In contrast to Alston’s calm personality, however, Lasorda writes that Alston preferred a loud and loose team, and Lasorda wasn’t above playing practical jokes on his manager. One day when Alston was pitching batting practice for the Royals, Lasorda pulled a classic practical joke.
“One very hot summer’s day, we were in Syracuse to play the Chiefs. Their ball park, MacArthur Park, had a big clock on the right field fence,” recounted Lasorda in his book. “Walt was throwing and I was shagging flies – in right field. And every few pitches, when he had his back to me, I’d go over to that clock and turn its hands back a minute or two. He was sweltering. He’d throw a few pitches, turn around to look at the clock, shake his head in disbelief, wipe the sweat from his brow, and throw some more. After 45 minutes, he walked into the dugout and plopped down on the bench. ‘Boy,’ he said to Clyde King, then a pitcher with the club, ‘that was the longest 30 minutes of my life.’’’
King then told Alston what Lasorda was doing with the clock.

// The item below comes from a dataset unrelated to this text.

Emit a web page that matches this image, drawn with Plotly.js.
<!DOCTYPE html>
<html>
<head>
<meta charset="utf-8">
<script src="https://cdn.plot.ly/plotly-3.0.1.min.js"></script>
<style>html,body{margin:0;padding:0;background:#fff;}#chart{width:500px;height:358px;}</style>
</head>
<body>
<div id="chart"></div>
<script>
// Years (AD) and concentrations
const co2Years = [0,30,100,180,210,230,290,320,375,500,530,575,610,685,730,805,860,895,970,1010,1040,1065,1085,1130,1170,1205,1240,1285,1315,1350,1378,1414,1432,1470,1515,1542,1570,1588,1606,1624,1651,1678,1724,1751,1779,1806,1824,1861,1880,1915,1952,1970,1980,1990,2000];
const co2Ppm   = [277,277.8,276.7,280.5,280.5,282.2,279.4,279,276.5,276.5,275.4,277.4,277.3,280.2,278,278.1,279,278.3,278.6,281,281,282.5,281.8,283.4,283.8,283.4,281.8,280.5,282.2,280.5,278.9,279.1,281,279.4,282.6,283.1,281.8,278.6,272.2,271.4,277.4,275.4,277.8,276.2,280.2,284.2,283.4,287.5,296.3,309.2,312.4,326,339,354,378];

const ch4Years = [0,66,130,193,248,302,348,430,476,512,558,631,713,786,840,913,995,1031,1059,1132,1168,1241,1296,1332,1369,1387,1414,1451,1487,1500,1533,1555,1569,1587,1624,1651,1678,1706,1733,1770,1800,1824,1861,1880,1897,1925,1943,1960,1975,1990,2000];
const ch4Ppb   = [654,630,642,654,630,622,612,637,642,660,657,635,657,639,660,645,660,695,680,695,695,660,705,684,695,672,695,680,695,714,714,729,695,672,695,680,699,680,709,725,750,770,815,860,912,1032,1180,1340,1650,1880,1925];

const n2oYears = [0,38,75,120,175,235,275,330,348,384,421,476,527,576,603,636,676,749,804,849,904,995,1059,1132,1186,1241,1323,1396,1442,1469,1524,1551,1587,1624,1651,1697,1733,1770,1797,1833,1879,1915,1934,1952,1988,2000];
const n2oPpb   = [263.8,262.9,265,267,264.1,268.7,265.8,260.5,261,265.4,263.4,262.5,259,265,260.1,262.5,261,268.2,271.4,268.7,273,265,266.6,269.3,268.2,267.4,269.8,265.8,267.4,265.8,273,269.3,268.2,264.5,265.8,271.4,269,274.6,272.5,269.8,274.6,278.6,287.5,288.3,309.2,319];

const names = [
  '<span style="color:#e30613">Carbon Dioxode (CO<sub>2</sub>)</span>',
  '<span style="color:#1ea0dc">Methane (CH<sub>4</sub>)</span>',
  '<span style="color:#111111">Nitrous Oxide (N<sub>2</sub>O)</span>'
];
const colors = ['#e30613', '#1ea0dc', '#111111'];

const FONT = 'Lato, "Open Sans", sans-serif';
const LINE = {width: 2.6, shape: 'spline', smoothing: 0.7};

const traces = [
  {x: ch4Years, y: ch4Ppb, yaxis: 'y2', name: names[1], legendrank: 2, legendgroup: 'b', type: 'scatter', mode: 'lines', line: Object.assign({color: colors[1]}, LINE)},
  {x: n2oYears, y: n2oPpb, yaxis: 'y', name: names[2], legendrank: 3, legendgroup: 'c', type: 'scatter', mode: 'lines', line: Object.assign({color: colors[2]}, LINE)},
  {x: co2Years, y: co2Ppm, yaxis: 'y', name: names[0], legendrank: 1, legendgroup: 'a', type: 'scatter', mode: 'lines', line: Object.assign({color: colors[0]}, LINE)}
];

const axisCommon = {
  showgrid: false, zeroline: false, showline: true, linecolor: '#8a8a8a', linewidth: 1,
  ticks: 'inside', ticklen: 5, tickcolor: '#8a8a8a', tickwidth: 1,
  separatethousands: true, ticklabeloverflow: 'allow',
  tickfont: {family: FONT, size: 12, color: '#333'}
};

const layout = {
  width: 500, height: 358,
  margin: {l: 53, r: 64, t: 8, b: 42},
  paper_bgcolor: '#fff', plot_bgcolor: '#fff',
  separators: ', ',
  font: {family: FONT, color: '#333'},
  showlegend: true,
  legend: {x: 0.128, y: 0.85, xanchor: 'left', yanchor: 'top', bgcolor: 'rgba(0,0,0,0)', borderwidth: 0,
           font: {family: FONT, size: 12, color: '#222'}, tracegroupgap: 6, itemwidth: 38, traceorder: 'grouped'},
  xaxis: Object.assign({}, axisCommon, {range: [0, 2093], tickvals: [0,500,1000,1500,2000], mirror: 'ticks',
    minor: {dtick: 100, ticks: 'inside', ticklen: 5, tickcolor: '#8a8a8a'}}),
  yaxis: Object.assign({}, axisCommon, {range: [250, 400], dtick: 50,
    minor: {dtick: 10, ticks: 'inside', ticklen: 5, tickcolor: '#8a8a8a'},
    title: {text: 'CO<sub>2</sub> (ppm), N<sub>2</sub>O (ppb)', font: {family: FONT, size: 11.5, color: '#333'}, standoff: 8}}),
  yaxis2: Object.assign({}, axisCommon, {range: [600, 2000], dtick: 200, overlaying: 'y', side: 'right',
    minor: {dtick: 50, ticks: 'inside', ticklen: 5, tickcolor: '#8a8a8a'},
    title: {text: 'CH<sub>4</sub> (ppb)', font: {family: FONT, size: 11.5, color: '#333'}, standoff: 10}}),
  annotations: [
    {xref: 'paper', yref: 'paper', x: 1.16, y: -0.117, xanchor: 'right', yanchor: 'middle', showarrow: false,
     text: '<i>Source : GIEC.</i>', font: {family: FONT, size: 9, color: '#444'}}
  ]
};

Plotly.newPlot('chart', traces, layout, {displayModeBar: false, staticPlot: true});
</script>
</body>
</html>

“It was impossible to believe that Walt was exhausted after the way he shot out of the dugout after me,” recounted Lasorda. “He chased me around the field until neither of us could run anymore.”

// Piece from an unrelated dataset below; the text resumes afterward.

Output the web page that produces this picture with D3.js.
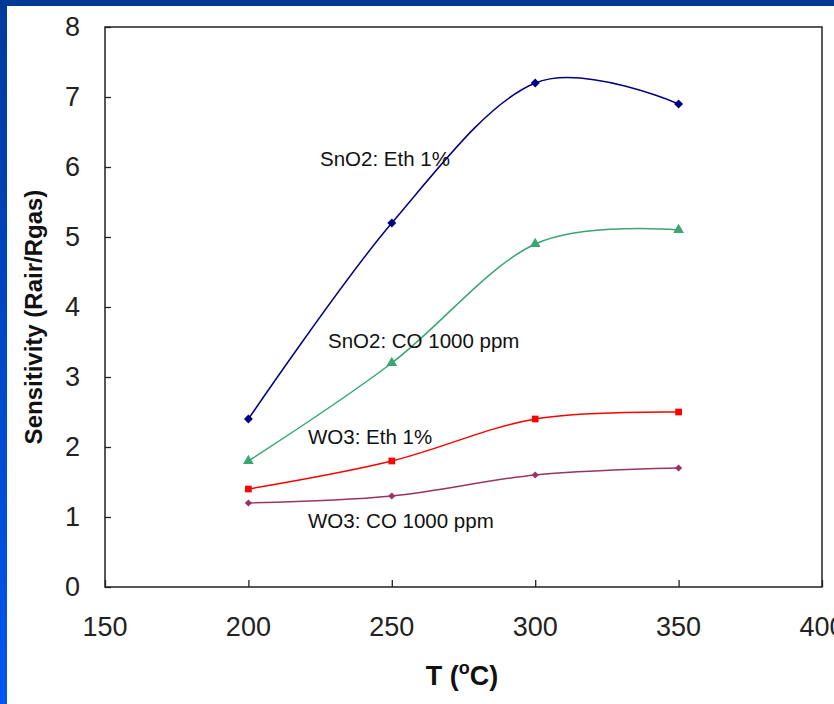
<!DOCTYPE html>
<html>
<head>
<meta charset="utf-8">
<script src="https://cdn.jsdelivr.net/npm/d3@7"></script>
<style>
  html, body { margin: 0; padding: 0; background: #ffffff; }
  svg { display: block; }
  text { font-family: "Liberation Sans", Arial, sans-serif; }
</style>
</head>
<body>
<script>
// ---- data ----
const temperatures = [200, 250, 300, 350];
const sno2Eth = [2.4, 5.2, 7.2, 6.9];
const sno2CO  = [1.8, 3.2, 4.9, 5.1];
const wo3Eth  = [1.4, 1.8, 2.4, 2.5];
const wo3CO   = [1.2, 1.3, 1.6, 1.7];
const seriesNames = ["SnO2: Eth 1%", "SnO2: CO 1000 ppm", "WO3: Eth 1%", "WO3: CO 1000 ppm"];
const xTicks = [150, 200, 250, 300, 350, 400];
const yTicks = [0, 1, 2, 3, 4, 5, 6, 7, 8];
const yTitle = "Sensitivity (Rair/Rgas)";

(function () {
const W = 834, H = 704;
const svg = d3.select("body").append("svg").attr("width", W).attr("height", H);

// slide background / border
const defs = svg.append("defs");
const grad = defs.append("linearGradient").attr("id", "lb").attr("x1", 0).attr("y1", 0).attr("x2", 0).attr("y2", 1);
grad.append("stop").attr("offset", "0%").attr("stop-color", "#003a9c");
grad.append("stop").attr("offset", "100%").attr("stop-color", "#0056f0");
svg.append("rect").attr("x", 0).attr("y", 0).attr("width", W).attr("height", H).attr("fill", "#ffffff");
svg.append("rect").attr("x", 0).attr("y", 0).attr("width", 7).attr("height", H).attr("fill", "url(#lb)");
svg.append("rect").attr("x", 0).attr("y", 0).attr("width", W).attr("height", 6).attr("fill", "#003a96");

const pL = 105, pR = 822, pT = 27, pB = 587;
const x = d3.scaleLinear().domain([150, 400]).range([pL, pR]);
const y = d3.scaleLinear().domain([0, 8]).range([pB, pT]);

const g = svg.append("g");

// frame
g.append("rect").attr("x", pL).attr("y", pT).attr("width", pR - pL).attr("height", pB - pT)
  .attr("fill", "none").attr("stroke", "#222").attr("stroke-width", 1.5);

// axes (ticks inside)
const yAxis = d3.axisRight(y).tickValues(yTicks).tickSize(6).tickFormat("");
const ya = g.append("g").attr("transform", `translate(${pL},0)`).call(yAxis);
ya.select(".domain").remove();
ya.selectAll("line").attr("stroke", "#222").attr("stroke-width", 1.3);

const xAxis = d3.axisTop(x).tickValues(xTicks).tickSize(7).tickFormat("");
const xa = g.append("g").attr("transform", `translate(0,${pB})`).call(xAxis);
xa.select(".domain").remove();
xa.selectAll("line").attr("stroke", "#222").attr("stroke-width", 1.3);

// tick labels
g.selectAll(".ylab").data(yTicks).enter().append("text")
  .attr("x", 80).attr("y", d => y(d) + 9)
  .attr("text-anchor", "end").attr("font-size", 27).attr("fill", "#222")
  .text(d => d);
g.selectAll(".xlab").data(xTicks).enter().append("text")
  .attr("x", d => x(d)).attr("y", 636)
  .attr("text-anchor", "middle").attr("font-size", 27).attr("fill", "#222")
  .text(d => d);

// axis titles
g.append("text").attr("transform", `translate(42,317) rotate(-90)`)
  .attr("text-anchor", "middle").attr("font-size", 24).attr("font-weight", "bold").attr("fill", "#111")
  .text(yTitle);
const xt = g.append("text").attr("x", 462).attr("y", 685).attr("text-anchor", "middle")
  .attr("font-size", 27).attr("font-weight", "bold").attr("fill", "#111");
xt.append("tspan").text("T (");
xt.append("tspan").attr("dy", -11).attr("font-size", 18).text("o");
xt.append("tspan").attr("dy", 11).text("C)");

// series
const series = [
  { name: seriesNames[0], values: sno2Eth, color: "#000080", marker: d3.symbolSquare, rot: 45, size: 40, lx: 320, ly: 166 },
  { name: seriesNames[1], values: sno2CO,  color: "#3aa672", marker: d3.symbolTriangle, rot: 0, size: 50, lx: 328, ly: 348 },
  { name: seriesNames[2], values: wo3Eth,  color: "#ff0000", marker: d3.symbolSquare, rot: 0, size: 45, lx: 308, ly: 444 },
  { name: seriesNames[3], values: wo3CO,   color: "#993366", marker: d3.symbolSquare, rot: 45, size: 26, lx: 308, ly: 528 }
];

const line = d3.line().x(d => x(d[0])).y(d => y(d[1])).curve(d3.curveCatmullRom.alpha(0));

series.forEach(s => {
  const pts = temperatures.map((t, i) => [t, s.values[i]]);
  g.append("path").attr("d", line(pts)).attr("fill", "none")
    .attr("stroke", s.color).attr("stroke-width", 1.5);
  g.selectAll(null).data(pts).enter().append("path")
    .attr("transform", d => `translate(${x(d[0])},${y(d[1])}) rotate(${s.rot})`)
    .attr("d", d3.symbol().type(s.marker).size(s.size))
    .attr("fill", s.color);
  g.append("text").attr("x", s.lx).attr("y", s.ly).attr("font-size", 20.5).attr("fill", "#111").text(s.name);
});
})();
</script>
</body>
</html>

In 1953, Alson’s final season with the Royals, he managed a team that consisted of future big league managers – Lasorda, Dick Williams and Roy Hartsfield – to a Junior World Series title.
His success in Montreal earned him the manager’s job with the Brooklyn Dodgers in 1954. After managing Brooklyn to their only World Series title in 1955, he led the Dodgers to three more championships (1959, 1963, 1965) in Los Angeles. In all, he piloted the Dodgers for 23 seasons, on 23 one-year contracts. When he retired after the 1976 campaign, he had recorded 2,040 wins, which now ranks him ninth on the all-time list. For his efforts, he was elected to the National Baseball Hall of Fame in 1983. Alston passed away on October 1 the following year.